Pictures in the data below are not part of the copy; transcribe everything else exactly.

+-------+

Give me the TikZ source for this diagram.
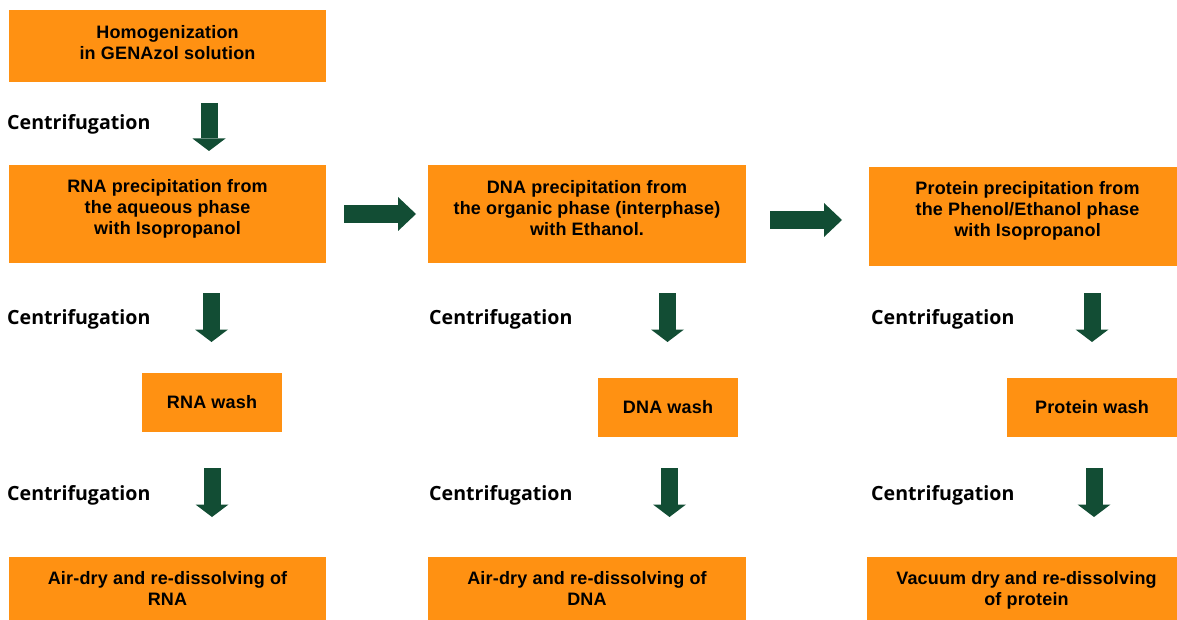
\documentclass[tikz,border=0pt]{standalone}
\usepackage{fontspec}
\usepackage{tikz}
\usetikzlibrary{arrows.meta, positioning}
\newfontfamily\boxfamily[LetterSpace=1]{Liberation Sans}
\newfontfamily\spinfamily{Open Sans}
\newcommand{\boxfont}{\boxfamily\bfseries\fontsize{18}{21}\selectfont}
\newcommand{\spinfont}{\spinfamily\bfseries\fontsize{19.6}{24}\selectfont}
\definecolor{genorange}{RGB}{255,145,18}
\definecolor{gengreen}{RGB}{18,77,52}
\tikzset{
  %% ---- boxes ----
  stepbox/.style  = {rectangle, fill=genorange, draw=none, inner sep=0pt,
                     font=\boxfont, align=center},
  boxtext/.style  = {font=\boxfont, align=center, inner sep=0pt, anchor=north},
  spinlabel/.style= {font=\spinfont, inner sep=0pt, anchor=base west},
  %% ---- arrows ----
  downarrow/.style = {-{Triangle[width=33pt, length=12.5pt, line width=0pt]},
                      line width=17pt, color=gengreen},
  rightarrow/.style= {-{Triangle[width=34pt, length=18pt, line width=0pt]},
                      line width=17.5pt, color=gengreen},
}

\begin{document}
\begin{tikzpicture}[x=1pt, y=-1pt]
  \useasboundingbox (0,0) rectangle (1177,620);
  \clip (0,0) rectangle (1177,620);

  %% top box
  \node[stepbox, minimum width=317pt, minimum height=72pt] (home) at (167.5,46) {};
  \node[boxtext] (hometxt) at ([yshift=-15pt]home.north)
    {Homogenization\\in GENAzol solution};

  %% precipitation row
  \node[stepbox, minimum width=317pt, minimum height=98pt] (rnap) at (167.5,214) {};
  \node[stepbox, minimum width=318pt, minimum height=98pt] (dnap) at (587,214) {};
  \node[stepbox, minimum width=317pt, minimum height=99pt] (protp) at (1027.5,216.5) {};
  \node[boxtext] (rnaptxt) at ([yshift=-14.8pt]rnap.north)
    {RNA precipitation from\\the aqueous phase\\with Isopropanol};
  \node[boxtext] (dnaptxt) at ([yshift=-15pt]dnap.north)
    {DNA precipitation from\\the organic phase (interphase)\\with Ethanol.};
  \node[boxtext] (protptxt) at ([yshift=-14.2pt]protp.north)
    {Protein precipitation from\\the Phenol/Ethanol phase\\with Isopropanol};

  %% wash row
  \node[stepbox, minimum width=140pt, minimum height=59pt] (rnaw) at (212,402.5) {RNA wash};
  \node[stepbox, minimum width=140pt, minimum height=59pt] (dnaw) at (668,407.5) {DNA wash};
  \node[stepbox, minimum width=170pt, minimum height=59pt] (protw) at (1092,407.5) {Protein wash};

  %% dissolving row
  \node[stepbox, minimum width=317pt, minimum height=68pt] (rnad) at (167.5,591) {};
  \node[stepbox, minimum width=318pt, minimum height=68pt] (dnad) at (587,591) {};
  \node[stepbox, minimum width=319pt, minimum height=68pt] (protd) at (1026.5,591) {};
  \node[boxtext] (rnadtxt) at ([yshift=-14.5pt]rnad.north)
    {Air-dry and re-dissolving of\\RNA};
  \node[boxtext] (dnadtxt) at ([yshift=-14pt]dnad.north)
    {Air-dry and re-dissolving of\\DNA};
  \node[boxtext] (protdtxt) at ([yshift=-14.5pt]protd.north)
    {Vacuum dry and re-dissolving\\of protein};

  %% centrifugation labels
  \node[spinlabel] (spin0) at (7,130) {Centrifugation};
  \foreach \c/\x in {rna/7, dna/429, prot/871} {
    \node[spinlabel] (spin\c a) at (\x,324) {Centrifugation};
    \node[spinlabel] (spin\c b) at (\x,500) {Centrifugation};
  }

  %% down arrows
  \foreach \n/\x/\ya/\yb in {h/209/103/151,
                            ra/211.5/293/342, da/667.5/293/342, pa/1092/293/342,
                            rb/212/468/517, db/669.5/468/517, pb/1094/468/517} {
    \coordinate (\n s) at (\x,\ya);
    \coordinate (\n e) at (\x,\yb);
    \draw[downarrow] (\n s) -- (\n e);
  }

  %% right arrows
  \coordinate (r1s) at (344,214);
  \coordinate (r1e) at (416,214);
  \coordinate (r2s) at (770,220);
  \coordinate (r2e) at (842,220);
  \draw[rightarrow] (r1s) -- (r1e);
  \draw[rightarrow] (r2s) -- (r2e);

\end{tikzpicture}
\end{document}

+-------+

_Final result_:
Give me the TikZ source for this diagram.
\documentclass[tikz,border=0pt]{standalone}
\usepackage{fontspec}
\usepackage{tikz}
\usetikzlibrary{arrows.meta, positioning}
\newfontfamily\boxfamily[LetterSpace=1]{Liberation Sans}
\newfontfamily\spinfamily{Open Sans}
\newcommand{\boxfont}{\boxfamily\bfseries\fontsize{18}{21}\selectfont}
\newcommand{\spinfont}{\spinfamily\bfseries\fontsize{19.6}{24}\selectfont}
\definecolor{genorange}{RGB}{255,145,18}
\definecolor{gengreen}{RGB}{18,77,52}
\tikzset{
  %% ---- boxes ----
  stepbox/.style  = {rectangle, fill=genorange, draw=none, inner sep=0pt,
                     font=\boxfont, align=center},
  boxtext/.style  = {font=\boxfont, align=center, inner sep=0pt, anchor=north},
  spinlabel/.style= {font=\spinfont, inner sep=0pt, anchor=base west},
  %% ---- arrows ----
  downarrow/.style = {-{Triangle[width=33pt, length=12.5pt, line width=0pt]},
                      line width=17pt, color=gengreen},
  rightarrow/.style= {-{Triangle[width=34pt, length=18pt, line width=0pt]},
                      line width=17.5pt, color=gengreen},
}

\begin{document}
\begin{tikzpicture}[x=1pt, y=-1pt]
  \useasboundingbox (0,0) rectangle (1177,620);
  \clip (0,0) rectangle (1177,620);

  %% top box
  \node[stepbox, minimum width=317pt, minimum height=72pt] (home) at (167.5,46) {};
  \node[boxtext] (hometxt) at ([yshift=-15pt]home.north)
    {Homogenization\\in GENAzol solution};

  %% precipitation row
  \node[stepbox, minimum width=317pt, minimum height=98pt] (rnap) at (167.5,214) {};
  \node[stepbox, minimum width=318pt, minimum height=98pt] (dnap) at (587,214) {};
  \node[stepbox, minimum width=317pt, minimum height=99pt] (protp) at (1027.5,216.5) {};
  \node[boxtext] (rnaptxt) at ([yshift=-14.8pt]rnap.north)
    {RNA precipitation from\\the aqueous phase\\with Isopropanol};
  \node[boxtext] (dnaptxt) at ([yshift=-15pt]dnap.north)
    {DNA precipitation from\\the organic phase (interphase)\\with Ethanol.};
  \node[boxtext] (protptxt) at ([yshift=-14.2pt]protp.north)
    {Protein precipitation from\\the Phenol/Ethanol phase\\with Isopropanol};

  %% wash row
  \node[stepbox, minimum width=140pt, minimum height=59pt] (rnaw) at (212,402.5) {RNA wash};
  \node[stepbox, minimum width=140pt, minimum height=59pt] (dnaw) at (668,407.5) {DNA wash};
  \node[stepbox, minimum width=170pt, minimum height=59pt] (protw) at (1092,407.5) {Protein wash};

  %% dissolving row
  \node[stepbox, minimum width=317pt, minimum height=68pt] (rnad) at (167.5,591) {};
  \node[stepbox, minimum width=318pt, minimum height=68pt] (dnad) at (587,591) {};
  \node[stepbox, minimum width=319pt, minimum height=68pt] (protd) at (1026.5,591) {};
  \node[boxtext] (rnadtxt) at ([yshift=-14.5pt]rnad.north)
    {Air-dry and re-dissolving of\\RNA};
  \node[boxtext] (dnadtxt) at ([yshift=-14pt]dnad.north)
    {Air-dry and re-dissolving of\\DNA};
  \node[boxtext] (protdtxt) at ([yshift=-14.5pt]protd.north)
    {Vacuum dry and re-dissolving\\of protein};

  %% centrifugation labels
  \node[spinlabel] (spin0) at (7,130) {Centrifugation};
  \foreach \c/\x in {rna/7, dna/429, prot/871} {
    \node[spinlabel] (spin\c a) at (\x,324) {Centrifugation};
    \node[spinlabel] (spin\c b) at (\x,500) {Centrifugation};
  }

  %% down arrows
  \foreach \n/\x/\ya/\yb in {h/209/103/151,
                            ra/211.5/293/342, da/667.5/293/342, pa/1092/293/342,
                            rb/212/468/517, db/669.5/468/517, pb/1094/468/517} {
    \coordinate (\n s) at (\x,\ya);
    \coordinate (\n e) at (\x,\yb);
    \draw[downarrow] (\n s) -- (\n e);
  }

  %% right arrows
  \coordinate (r1s) at (344,214);
  \coordinate (r1e) at (416,214);
  \coordinate (r2s) at (770,220);
  \coordinate (r2e) at (842,220);
  \draw[rightarrow] (r1s) -- (r1e);
  \draw[rightarrow] (r2s) -- (r2e);

\end{tikzpicture}
\end{document}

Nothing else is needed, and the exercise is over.